Skip every picture and transcribe the remaining material exactly.

* Begin *

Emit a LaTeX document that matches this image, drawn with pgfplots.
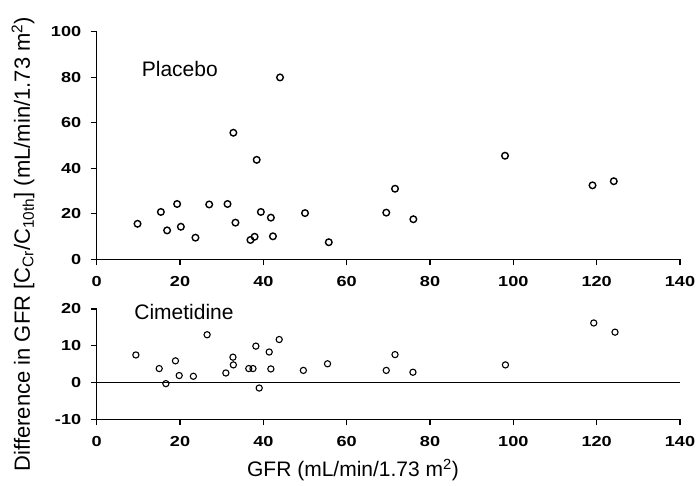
\documentclass[border=0pt]{standalone}
\usepackage{fontspec}
\setmainfont{Liberation Sans}
\newfontfamily\tickfont[FakeStretch=1.25]{Liberation Sans}
\usepackage{pgfplots}
\pgfplotsset{compat=1.18}
\begin{document}
\begin{tikzpicture}
\useasboundingbox (0pt,0pt) rectangle (700pt,486pt);
\pgfplotsset{
  every axis/.style={
    scale only axis,
    width=583.3pt,
    xmin=0, xmax=140,
    axis x line*=bottom, axis y line*=left,
    axis line style={line width=1.3pt, -},
    tick style={line width=1.1pt, black},
    tick align=outside,
    major tick length=6pt,
    xtick={0,20,...,140},
    tick label style={font=\tickfont\fontsize{14.5}{17}\selectfont\bfseries},
    /pgf/number format/assume math mode=true,
    clip=false,
    xticklabel style={yshift=-8pt},
    yticklabel style={xshift=-6pt},
  }
}
\begin{axis}[at={(96.7pt,226.7pt)}, anchor=south west, height=227.6pt,
  ymin=0, ymax=100, ytick={0,20,...,100}]
\addplot[only marks, mark=o, mark size=3.3pt, mark options={line width=1.4pt, black}] coordinates {
(9.8,15.6) (15.4,20.8) (16.9,12.7) (19.3,24.3) (20.2,14.3) (23.7,9.5)
(27.0,24.1) (31.4,24.3) (32.8,55.6) (33.3,16.1) (36.9,8.5) (37.9,9.9)
(38.4,43.7) (39.4,20.8) (41.8,18.3) (42.3,10.1) (44.0,79.9) (50.0,20.3)
(55.7,7.5) (69.5,20.5) (71.6,31.0) (76.0,17.6) (98.0,45.5) (119.0,32.5)
(124.1,34.3)};
\node[anchor=west, inner sep=0pt, font=\fontsize{21}{24}\selectfont] at (axis cs:10.8,83.6) {Placebo};
\end{axis}
\begin{axis}[at={(96.7pt,66.7pt)}, anchor=south west, height=110.3pt,
  ymin=-10, ymax=20, ytick={-10,0,10,20}, yticklabels={-10,0,10,20}]
\addplot[black, line width=1.2pt, forget plot] coordinates {(0,0) (140,0)};
\addplot[only marks, mark=o, mark size=3.1pt, mark options={line width=1.1pt, black}] coordinates {
(9.4,7.5) (15.0,3.8) (16.6,-0.3) (18.9,5.9) (19.8,1.9) (23.2,1.7)
(26.5,13.0) (31.0,2.6) (32.7,6.9) (32.8,4.8) (36.5,3.8) (37.5,3.8)
(38.2,9.9) (39.0,-1.5) (41.4,8.3) (41.8,3.7) (43.8,11.7) (49.6,3.3)
(55.4,5.1) (69.5,3.3) (71.6,7.6) (75.9,2.8) (98.1,4.8) (119.3,16.2)
(124.4,13.7)};
\node[anchor=west, inner sep=0pt, font=\fontsize{21}{24}\selectfont] at (axis cs:9.0,19.1) {Cimetidine};
\end{axis}
\node[rotate=90, font=\fontsize{22}{25}\selectfont] at (23pt,242pt) {Difference in GFR [C\textsubscript{Cr}/C\textsubscript{10th}] (mL/min/1.73 m\textsuperscript{2})};
\node[font=\fontsize{21}{24}\selectfont] at (353pt,16pt) {GFR (mL/min/1.73 m\textsuperscript{2})};
\end{tikzpicture}
\end{document}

* End *

**Final result:**
Emit a LaTeX document that matches this image, drawn with pgfplots.
\documentclass[border=0pt]{standalone}
\usepackage{fontspec}
\setmainfont{Liberation Sans}
\newfontfamily\tickfont[FakeStretch=1.25]{Liberation Sans}
\usepackage{pgfplots}
\pgfplotsset{compat=1.18}
\begin{document}
\begin{tikzpicture}
\useasboundingbox (0pt,0pt) rectangle (700pt,486pt);
\pgfplotsset{
  every axis/.style={
    scale only axis,
    width=583.3pt,
    xmin=0, xmax=140,
    axis x line*=bottom, axis y line*=left,
    axis line style={line width=1.3pt, -},
    tick style={line width=1.1pt, black},
    tick align=outside,
    major tick length=6pt,
    xtick={0,20,...,140},
    tick label style={font=\tickfont\fontsize{14.5}{17}\selectfont\bfseries},
    /pgf/number format/assume math mode=true,
    clip=false,
    xticklabel style={yshift=-8pt},
    yticklabel style={xshift=-6pt},
  }
}
\begin{axis}[at={(96.7pt,226.7pt)}, anchor=south west, height=227.6pt,
  ymin=0, ymax=100, ytick={0,20,...,100}]
\addplot[only marks, mark=o, mark size=3.3pt, mark options={line width=1.4pt, black}] coordinates {
(9.8,15.6) (15.4,20.8) (16.9,12.7) (19.3,24.3) (20.2,14.3) (23.7,9.5)
(27.0,24.1) (31.4,24.3) (32.8,55.6) (33.3,16.1) (36.9,8.5) (37.9,9.9)
(38.4,43.7) (39.4,20.8) (41.8,18.3) (42.3,10.1) (44.0,79.9) (50.0,20.3)
(55.7,7.5) (69.5,20.5) (71.6,31.0) (76.0,17.6) (98.0,45.5) (119.0,32.5)
(124.1,34.3)};
\node[anchor=west, inner sep=0pt, font=\fontsize{21}{24}\selectfont] at (axis cs:10.8,83.6) {Placebo};
\end{axis}
\begin{axis}[at={(96.7pt,66.7pt)}, anchor=south west, height=110.3pt,
  ymin=-10, ymax=20, ytick={-10,0,10,20}, yticklabels={-10,0,10,20}]
\addplot[black, line width=1.2pt, forget plot] coordinates {(0,0) (140,0)};
\addplot[only marks, mark=o, mark size=3.1pt, mark options={line width=1.1pt, black}] coordinates {
(9.4,7.5) (15.0,3.8) (16.6,-0.3) (18.9,5.9) (19.8,1.9) (23.2,1.7)
(26.5,13.0) (31.0,2.6) (32.7,6.9) (32.8,4.8) (36.5,3.8) (37.5,3.8)
(38.2,9.9) (39.0,-1.5) (41.4,8.3) (41.8,3.7) (43.8,11.7) (49.6,3.3)
(55.4,5.1) (69.5,3.3) (71.6,7.6) (75.9,2.8) (98.1,4.8) (119.3,16.2)
(124.4,13.7)};
\node[anchor=west, inner sep=0pt, font=\fontsize{21}{24}\selectfont] at (axis cs:9.0,19.1) {Cimetidine};
\end{axis}
\node[rotate=90, font=\fontsize{22}{25}\selectfont] at (23pt,242pt) {Difference in GFR [C\textsubscript{Cr}/C\textsubscript{10th}] (mL/min/1.73 m\textsuperscript{2})};
\node[font=\fontsize{21}{24}\selectfont] at (353pt,16pt) {GFR (mL/min/1.73 m\textsuperscript{2})};
\end{tikzpicture}
\end{document}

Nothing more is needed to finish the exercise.